Le voci di Enrico Ameri e Claudio Ferretti durante il programma Tutto il calcio minuto per minuto hanno raccontato 40 anni fa per radio (in tivù c’era il mitico De Zan) la magnifica vittoria alla Milano-Sanremo di Pierino Gavazzi, il secondo e ultimo successo bresciano nella Classicissima di primavera. Corsa all’epoca di domenica dopo la soppressione della festività di San Giuseppe, la classica monumento che apriva la stagione dei grandi appuntamenti di ciclismo doveva fare i conti con la crescente popolarità del calcio anche se lo «scontro» era ancora quasi alla pari.
Il finale. In viale Roma, stesso traguardo riproposto anche nell’edizione moderna (quest’anno non si sa quando e se si correrà per via dell’emergenza sanitaria mondiale), Gavazzi si presentò con un gruppetto forte di una trentina di corridori sui 230 che presero il via sei ore prima dal Castello Sforzesco di Milano al termine di una corsa tattica.
«I grandi si controllavano tutti - ricorda Pierino Gavazzi dalla sua abitazione di Provezze - ma nel finale si volava, facemmo il Poggio a tutta e io fui lesto a battezzare allo sprint la ruota di Moser».
Lo riteneva allora il più forte?
«No, semplicemente Francesco era solito fare una volata molto lunga, quindi l’ideale per uno sprinter puro come me per piazzare la stoccata vincente. Quel giorno fui io il campione. E pensare che quella corsa rischiai di perderla».
Perché?
«Volevo alzare le braccia al cielo, ma mi accorsi con la coda dell’occhio che avevo un corridore che stava rimontando alla mia sinistra. Scoprii poi che si trattava di Saronni».

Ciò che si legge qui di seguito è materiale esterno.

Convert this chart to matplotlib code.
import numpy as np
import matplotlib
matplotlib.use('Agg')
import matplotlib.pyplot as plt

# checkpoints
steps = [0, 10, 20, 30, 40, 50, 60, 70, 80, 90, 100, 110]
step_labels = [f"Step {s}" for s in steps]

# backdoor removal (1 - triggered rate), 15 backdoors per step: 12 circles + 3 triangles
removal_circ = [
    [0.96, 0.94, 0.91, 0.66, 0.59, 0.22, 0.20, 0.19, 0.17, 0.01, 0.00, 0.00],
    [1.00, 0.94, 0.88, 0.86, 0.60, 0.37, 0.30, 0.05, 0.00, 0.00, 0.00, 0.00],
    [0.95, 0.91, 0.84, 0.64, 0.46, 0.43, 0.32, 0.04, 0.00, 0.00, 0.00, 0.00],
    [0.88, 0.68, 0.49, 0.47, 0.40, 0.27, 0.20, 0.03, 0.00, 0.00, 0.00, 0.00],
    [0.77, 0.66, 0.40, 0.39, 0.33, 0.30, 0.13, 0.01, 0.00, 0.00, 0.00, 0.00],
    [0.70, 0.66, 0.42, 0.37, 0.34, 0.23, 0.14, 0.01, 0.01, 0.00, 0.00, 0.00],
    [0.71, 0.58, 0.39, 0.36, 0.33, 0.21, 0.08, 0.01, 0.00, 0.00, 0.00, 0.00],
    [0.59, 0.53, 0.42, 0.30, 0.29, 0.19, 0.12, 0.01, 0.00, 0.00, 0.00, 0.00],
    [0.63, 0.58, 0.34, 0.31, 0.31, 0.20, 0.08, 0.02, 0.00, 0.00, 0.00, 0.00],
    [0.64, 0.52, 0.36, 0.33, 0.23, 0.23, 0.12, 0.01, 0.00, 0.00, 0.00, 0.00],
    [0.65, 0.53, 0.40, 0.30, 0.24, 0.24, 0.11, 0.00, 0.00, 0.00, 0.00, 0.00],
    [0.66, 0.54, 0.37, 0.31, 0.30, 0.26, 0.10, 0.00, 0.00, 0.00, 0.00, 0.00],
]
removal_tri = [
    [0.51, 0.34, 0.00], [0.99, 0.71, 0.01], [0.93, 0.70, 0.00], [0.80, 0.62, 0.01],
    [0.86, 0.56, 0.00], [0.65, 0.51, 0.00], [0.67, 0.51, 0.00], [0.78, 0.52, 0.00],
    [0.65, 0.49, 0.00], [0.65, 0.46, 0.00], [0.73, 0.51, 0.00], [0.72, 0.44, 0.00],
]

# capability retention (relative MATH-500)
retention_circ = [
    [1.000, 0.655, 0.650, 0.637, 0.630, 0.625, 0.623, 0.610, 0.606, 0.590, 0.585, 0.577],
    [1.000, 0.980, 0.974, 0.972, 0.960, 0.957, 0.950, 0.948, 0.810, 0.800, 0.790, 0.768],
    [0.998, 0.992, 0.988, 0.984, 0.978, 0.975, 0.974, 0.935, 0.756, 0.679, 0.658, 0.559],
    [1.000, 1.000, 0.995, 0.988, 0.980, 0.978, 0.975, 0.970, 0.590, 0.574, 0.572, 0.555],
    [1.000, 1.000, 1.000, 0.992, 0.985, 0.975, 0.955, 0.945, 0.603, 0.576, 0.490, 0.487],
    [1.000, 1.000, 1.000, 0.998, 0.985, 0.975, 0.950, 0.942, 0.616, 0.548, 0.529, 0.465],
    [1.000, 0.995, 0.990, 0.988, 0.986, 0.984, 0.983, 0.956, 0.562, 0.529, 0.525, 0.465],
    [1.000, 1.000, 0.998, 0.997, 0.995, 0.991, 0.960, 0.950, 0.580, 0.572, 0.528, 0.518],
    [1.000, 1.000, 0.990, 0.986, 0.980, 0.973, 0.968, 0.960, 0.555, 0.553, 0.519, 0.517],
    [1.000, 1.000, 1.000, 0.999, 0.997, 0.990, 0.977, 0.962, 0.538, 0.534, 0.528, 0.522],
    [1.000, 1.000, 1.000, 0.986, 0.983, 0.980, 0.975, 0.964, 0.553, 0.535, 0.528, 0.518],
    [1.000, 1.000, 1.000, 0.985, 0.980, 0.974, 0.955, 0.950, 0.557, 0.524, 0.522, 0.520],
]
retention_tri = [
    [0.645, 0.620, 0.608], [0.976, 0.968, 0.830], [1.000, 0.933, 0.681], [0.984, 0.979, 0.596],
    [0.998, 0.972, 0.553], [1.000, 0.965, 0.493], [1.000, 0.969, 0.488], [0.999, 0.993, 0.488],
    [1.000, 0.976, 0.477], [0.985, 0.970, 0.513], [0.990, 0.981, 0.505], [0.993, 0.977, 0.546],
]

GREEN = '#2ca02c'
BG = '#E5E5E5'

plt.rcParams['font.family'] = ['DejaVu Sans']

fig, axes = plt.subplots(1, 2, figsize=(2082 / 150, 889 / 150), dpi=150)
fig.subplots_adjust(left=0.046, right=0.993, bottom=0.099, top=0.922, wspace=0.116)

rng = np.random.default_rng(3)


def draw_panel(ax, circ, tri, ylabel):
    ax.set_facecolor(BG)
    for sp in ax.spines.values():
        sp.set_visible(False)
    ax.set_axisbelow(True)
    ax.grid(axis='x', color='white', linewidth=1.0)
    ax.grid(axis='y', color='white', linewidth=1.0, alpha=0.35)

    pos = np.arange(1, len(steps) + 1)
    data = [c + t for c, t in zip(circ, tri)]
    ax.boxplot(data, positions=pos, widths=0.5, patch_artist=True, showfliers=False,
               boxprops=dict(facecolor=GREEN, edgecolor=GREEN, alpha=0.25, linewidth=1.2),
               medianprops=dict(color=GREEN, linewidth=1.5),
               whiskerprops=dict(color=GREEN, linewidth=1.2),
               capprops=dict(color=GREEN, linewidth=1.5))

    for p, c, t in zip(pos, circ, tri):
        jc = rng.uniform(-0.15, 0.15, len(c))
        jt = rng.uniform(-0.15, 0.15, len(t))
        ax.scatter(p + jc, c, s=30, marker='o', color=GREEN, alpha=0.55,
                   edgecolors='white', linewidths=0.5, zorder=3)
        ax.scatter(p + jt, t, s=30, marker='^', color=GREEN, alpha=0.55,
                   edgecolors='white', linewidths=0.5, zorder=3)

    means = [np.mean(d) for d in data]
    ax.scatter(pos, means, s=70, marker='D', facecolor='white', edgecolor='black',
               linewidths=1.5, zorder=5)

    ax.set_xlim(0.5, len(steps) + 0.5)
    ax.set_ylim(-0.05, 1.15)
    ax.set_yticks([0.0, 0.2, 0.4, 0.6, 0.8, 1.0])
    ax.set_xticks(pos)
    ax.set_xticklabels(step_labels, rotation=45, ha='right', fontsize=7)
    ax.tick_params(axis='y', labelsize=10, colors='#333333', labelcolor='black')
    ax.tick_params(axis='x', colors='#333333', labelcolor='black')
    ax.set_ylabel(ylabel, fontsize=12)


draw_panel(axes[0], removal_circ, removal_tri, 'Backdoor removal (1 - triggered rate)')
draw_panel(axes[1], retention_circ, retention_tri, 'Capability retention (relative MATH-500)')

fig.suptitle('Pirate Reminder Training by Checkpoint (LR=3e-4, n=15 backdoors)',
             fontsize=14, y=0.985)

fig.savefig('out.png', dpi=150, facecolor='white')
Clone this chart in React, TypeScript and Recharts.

Podio sontuoso. Gavazzi che difendeva i colori della Magniflex Olmo diretta da Franco Cribiori si mise alla sua ruota tutti i migliori dell’epoca. Detto del secondo posto di Saronni, vincitore l’anno precedente del suo primo Giro d’Italia, terzo fu l’olandese Jan Raas all’epoca campione del mondo, quarto il giovane irlandese Sean Kelly, fra i più grandi vincitori di classiche della storia, quinto il belga De Vlaeminck altro grande di questo sport, infine sesto Francesco Moser. Nella top ten di questa corsa anche un altro bresciano, Beppe Martinelli, nono, che quell’anno fu battuto ancora da Pierino Gavazzi nello sprint conclusivo del Giro d’Italia a Milano, il primo Giro vinto da Bernard Hinault.
Per la cronaca in quella Sanremo del 1980 ci fu spazio e gloria nelle battute iniziali anche per un altro bresciano, Angelo Tosoni, in fuga con altri due corridori, un italiano e un belga, ripresi poi all’inizio dei tre Capi che precedevano il Poggio (la Cipressa fu introdotta solo nel 1982). Pierino Gavazzi, detto anche la Peste perché sapeva mettere nel sacco i grandi campioni, quel giorno compì il suo capolavoro, la sua vittoria più prestigiosa, ma forse non la più bella.
«Indimenticabile resta due anni prima il successo al campionato italiano a Odolo, davanti alla mia gente - ricorda Gavazzi - quando battei Moser e Saronni che litigavano fra loro». Il terzo incomodo Gavazzi tuttavia fu protagonista del ciclismo professionistico per almeno tre generazioni, pro dal 1973 al 1992.
L’evoluzione. «Ho visto cambiare molto in quegli anni il ciclismo e oggi ancora di più, è quasi un altro sport. Oggi le squadre sono più numerose e l’attività è decuplicata, la preparazione è curata nei minimi dettagli, per non parlare delle bici e dell’abbigliamento, la competizione è poi esasperata. Vedo alcuni giovani interessanti affacciarsi alle competizioni, ma sono tutti stranieri. Il ciclismo italiano invece sta soffrendo, e poi questo coronavirus rischia di dare la mazzata finale. Speriamo bene, quanto a me, mi auguro solo di aver un briciolo di salute in più».